Mulu Bisrat is among the 11,883 shareholders who praised the executives for steering the Bank away from "negative narratives" and reclaiming the institution's strength. He expressed satisfaction with the Bank's progress and plans to buy more shares.


"It's reached a new height," he told Fortune.

Despite its achievements, the Bank operates in a highly competitive environment where the CBE outpaces it more than tenfold, amassing a staggering net income of 21 billion Br. Awash Bank also stands far ahead, achieving a net income of 8.1 billion Br. However, with a net income of 1.7 billion Br, Wegagen finds itself among mid-tier performers in the banking industry, positioned between United and Anbessa banks.

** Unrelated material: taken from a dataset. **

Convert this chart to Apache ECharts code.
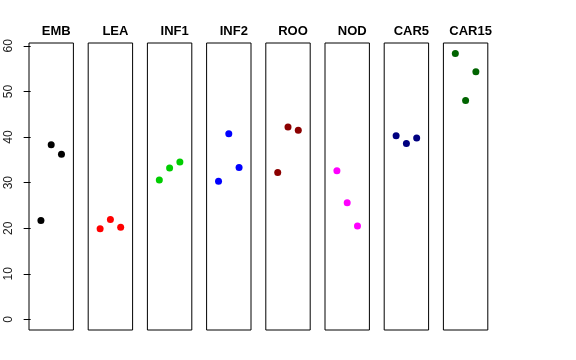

Wegagen Bank also trails behind private commercial banks like Dashen Bank and Bank of Abyssinia, which reported net incomes of five billion Birr and four billion Birr, respectively. These banks have demonstrated greater profitability through customer acquisition strategies and digital transformation efforts. According to industry analysts, Wegagen Bank's performance reveals an area where its market strategy might require recalibration to maintain relevance. They urged operational efficiencies as a focal point; Wegagen may need to embrace digital finance and customer-centric models to keep pace.

Wegagen's capital adequacy ratio was 13.9pc, illustrating its executives' conservative approach to financing assets, higher than the industry's average of around 12pc. With equity growing at 33pc year-on-year, the Bank appears to be building a solid foundation to steer through a high-inflation environment and increasing credit risk. Its loan-to-asset ratio of 65.9pc unveiled an aggressive posturing on credit expansion—the loan-to-deposit ratio of nearly 90pc signalled efficient utilisation of deposits but uncovered narrow excess liquidity.

In an economic environment of tightening monetary policy and rising interest rates, any slowdown in deposit growth or spike in loan defaults could pressure liquidity.

Net interest income remains the bedrock of Wegagen Bank's earnings, but the net profit margin relative to total assets is modest at 1.9pc. While Wegagen Bank has managed asset quality well thus far, according to Abdulmenan, this remains a critical focus as risks persist. With robust growth, where total assets in the industry expanded by 20pc and 25pc annually over the past decade, Wegagen Bank's high loan-to-deposit ratio and expanding loan book may position it as a major player in the banking industry.

However, the analyst warned that it could expose Wegagen Bank to systemic risks. While its turnaround could be commendable, sustaining this momentum demands vigilance in credit risk management and liquidity.

"Such a strategy requires sharp risk management, particularly as non-performing loans become a growing concern," said Abdulmenan.